ORCL – a value play in cloud software
Oracle has had no real revenue growth over the past 3 years with only 2% revenue growth in their most recent November quarter while the software sector has been one of the hottest areas within technology. We think that in 2021, Oracle may finally see revenue growth starting to pick up driven by their Oracle Cloud Infrastructure (OCI) business which grew 139% y/y and their autonomous database business which grew 64%. OCI growth could have been even better if not for capacity constraints. Both businesses combined are $1.5B in revs (4% of total) but are growing at ~100% and should matter to rev growth next year. Given Oracle trades at only 14x CY21 PE relative to the S&P at 22x, any improvement in their growth rate is likely to help their stock price tremendously. Oracle is also very shareholder friendly and has cut their share count by 40% through buybacks over the past 10 years.
MGA- a value play for Electric Vehicle adoption
Unit sales has improved for the auto industry from down 48% y/y in April to down 5% in November.
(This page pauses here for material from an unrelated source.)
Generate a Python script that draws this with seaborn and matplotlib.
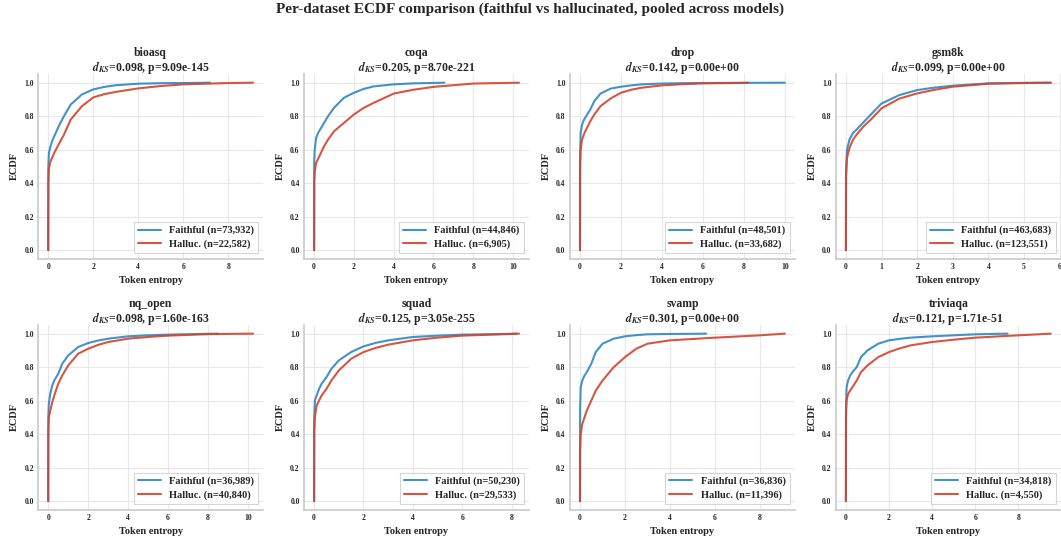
import numpy as np
import pandas as pd
import matplotlib
matplotlib.use("Agg")
import matplotlib.pyplot as plt
import seaborn as sns

# ---------------- data ----------------
DATASETS = ["bioasq", "coqa", "drop", "gsm8k", "nq_open", "squad", "svamp", "triviaqa"]
D_KS = [0.098, 0.205, 0.142, 0.099, 0.098, 0.125, 0.301, 0.121]
P_VALUES = ["9.09e-145", "8.70e-221", "0.00e+00", "0.00e+00",
            "1.60e-163", "3.05e-255", "0.00e+00", "1.71e-51"]
N_FAITHFUL = [73932, 44846, 48501, 463683, 36989, 50230, 36836, 34818]
N_HALLUC = [22582, 6905, 33682, 123551, 40840, 29533, 11396, 4550]

# shared entropy grid at which the ECDF was read
X_GRID = [0.0, 0.005, 0.03, 0.1, 0.2, 0.3, 0.5, 0.7, 1.0, 1.5, 2.0, 2.5, 3.0, 4.0, 5.0, 6.0, 8.0]

# faithful ECDF values on X_GRID (None = beyond the largest value)
FAITH_BIOASQ   = [0, .50, .58, .62, .66, .69, .75, .80, .87, .93, .96, .975, .985, .994, .997, .998, None]
FAITH_COQA     = [0, .52, .60, .67, .70, .72, .76, .80, .85, .91, .94, .963, .978, .99, .996, None, None]
FAITH_DROP     = [0, .55, .70, .75, .78, .80, .84, .89, .935, .965, .976, .984, .99, .995, .997, .998, .999]
FAITH_GSM8K    = [0, .48, .60, .66, .70, .72, .765, .81, .876, .926, .956, .971, .982, .996, .999, None, None]
FAITH_NQ_OPEN  = [0, .50, .58, .64, .69, .72, .76, .82, .87, .92, .944, .959, .97, .984, .99, .994, .999]
FAITH_SQUAD    = [0, .50, .60, .63, .67, .70, .74, .79, .84, .89, .924, .945, .96, .98, .988, .994, .999]
FAITH_SVAMP    = [0, .55, .68, .72, .75, .77, .82, .89, .94, .97, .984, .991, .996, .998, .999, None, None]
FAITH_TRIVIAQA = [0, .55, .68, .72, .75, .77, .80, .86, .90, .94, .96, .969, .976, .984, .99, .996, None]

# hallucinated ECDF values on X_GRID
HALL_BIOASQ   = [0, .40, .49, .53, .56, .59, .64, .69, .78, .86, .912, .932, .945, .966, .98, .99, .998]
HALL_COQA     = [0, .40, .47, .52, .545, .57, .62, .66, .71, .76, .81, .85, .88, .935, .958, .975, .995]
HALL_DROP     = [0, .50, .60, .66, .695, .72, .77, .81, .86, .906, .94, .958, .97, .984, .991, .996, .999]
HALL_GSM8K    = [0, .44, .55, .61, .66, .69, .74, .78, .847, .905, .936, .958, .976, .994, .998, None, None]
HALL_NQ_OPEN  = [0, .42, .50, .54, .59, .63, .70, .75, .81, .88, .91, .933, .95, .97, .98, .988, .997]
HALL_SQUAD    = [0, .42, .50, .57, .60, .63, .67, .72, .78, .85, .89, .915, .934, .96, .976, .988, .998]
HALL_SVAMP    = [0, .30, .40, .46, .50, .54, .60, .66, .72, .80, .86, .91, .94, .96, .968, .976, .99]
HALL_TRIVIAQA = [0, .50, .60, .64, .66, .68, .72, .77, .81, .86, .89, .912, .93, .95, .964, .976, .99]

# largest entropy observed in each group (ECDF reaches 1.0 there)
MAX_FAITH = [7.2, 6.55, 10.0, 5.75, 8.5, 8.2, 5.6, 7.5]
MAX_HALL = [9.1, 10.3, 8.2, 5.75, 10.25, 8.3, 9.1, 9.5]

FAITH_VALUES = [FAITH_BIOASQ, FAITH_COQA, FAITH_DROP, FAITH_GSM8K,
                FAITH_NQ_OPEN, FAITH_SQUAD, FAITH_SVAMP, FAITH_TRIVIAQA]
HALL_VALUES = [HALL_BIOASQ, HALL_COQA, HALL_DROP, HALL_GSM8K,
               HALL_NQ_OPEN, HALL_SQUAD, HALL_SVAMP, HALL_TRIVIAQA]

# ---------------- style ----------------
sns.set_theme(style="whitegrid")
plt.rcParams.update({
    "font.family": ["Liberation Serif", "DejaVu Serif"],
    "font.weight": "bold",
    "axes.labelweight": "bold",
    "axes.titleweight": "bold",
    "mathtext.fontset": "stix",
    "axes.edgecolor": "#cccccc",
    "grid.color": "#e8e8e8",
    "grid.linewidth": 0.8,
})

BLUE = "#2f86c3"
RED = "#d2442e"


def curve(values, xmax):
    xs, ys = [], []
    for x, y in zip(X_GRID, values):
        if y is None or x >= xmax:
            continue
        xs.append(x)
        ys.append(y)
    xs.append(xmax)
    ys.append(1.0)
    return xs, ys


fig, axes = plt.subplots(2, 4, figsize=(10.61, 5.37), dpi=100)
fig.subplots_adjust(left=0.0358, right=1.0, top=0.8616, bottom=0.0512,
                    wspace=0.18, hspace=0.362)

for i, name in enumerate(DATASETS):
    ax = axes.flat[i]
    fx, fy = curve(FAITH_VALUES[i], MAX_FAITH[i])
    hx, hy = curve(HALL_VALUES[i], MAX_HALL[i])
    lab_f = f"Faithful (n={N_FAITHFUL[i]:,})"
    lab_h = f"Halluc. (n={N_HALLUC[i]:,})"
    df = pd.DataFrame({
        "Token entropy": fx + hx,
        "ECDF": fy + hy,
        "group": [lab_f] * len(fx) + [lab_h] * len(hx),
    })
    sns.lineplot(data=df, x="Token entropy", y="ECDF", hue="group",
                 palette={lab_f: BLUE, lab_h: RED}, sort=False,
                 estimator=None, linewidth=1.5, alpha=0.9, ax=ax)
    ax.set_ylim(-0.05, 1.05)
    ax.set_yticks([0.0, 0.2, 0.4, 0.6, 0.8, 1.0])
    ax.tick_params(axis="x", labelsize=5.5, pad=3.5, length=0)
    ax.tick_params(axis="y", labelsize=5.5, pad=3, length=0)
    for lbl in ax.get_xticklabels() + ax.get_yticklabels():
        lbl.set_fontweight("bold")
    ax.set_xlabel("Token entropy", fontsize=7.5, fontweight="bold", labelpad=3)
    ax.set_ylabel("ECDF", fontsize=7.5, fontweight="bold", labelpad=4)
    ax.set_title(f"{name}\n$d_{{KS}}$={D_KS[i]:.3f}, p={P_VALUES[i]}",
                 fontsize=8.5, fontweight="bold", pad=2.5, linespacing=0.95)
    sns.despine(ax=ax)
    leg = ax.legend(loc="lower right", fontsize=7.5, frameon=True,
                    handlelength=2.2, borderpad=0.4, labelspacing=0.4,
                    fancybox=False)
    leg.get_frame().set_edgecolor("#cccccc")
    leg.get_frame().set_linewidth(0.8)
    for t in leg.get_texts():
        t.set_fontweight("bold")

fig.suptitle("Per-dataset ECDF comparison (faithful vs hallucinated, pooled across models)",
             fontsize=11, fontweight="bold", y=0.996)

fig.savefig("out.png", dpi=100)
Low interest rates, low inventories, more driving, less flying, has driven auto sales. The focus on green energy has helped drive EV sales as witnessed by the addition of Tesla to the S&P500. But EV industry shipments are only 3% of the total with a lot of growth ahead. MGA already has relationships with Fisker, Waymo (Google) as well as automakers in China and Korea around EV vehicles. MGA a few years ago was reportedly in discussions with Apple on helping them produce EV vehicles. Magna’s JV with LG Electronics announced last week helps round out the components they did not possess. At only a 12x PE, MGA is a cheap way to play the EV trend.
GAN- a value play as Online Gambling becomes the next big internet market (Replaced by $BETZ on 1/19/21 here)
Online sports betting is the next massive internet market driven by state legalization following the Supreme Court legalizing online sports betting in May of 2018. The total Global Gaming market is roughly $450B and growing ~10% per year w/ only 12% on-line. GAN, with their acquisition of CoolBets, now has an online sports betting offering to complement their iGaming products. We believe the multiple will rerate as more states use GAN partners, such as FanDuel, who will be using their technology. The stock only trades at 8x CY21 EV/Sales versus some comparable companies that are over 20x.
Dan Niles is founder and portfolio manager for the Satori Fund, a tech-focused hedge fund.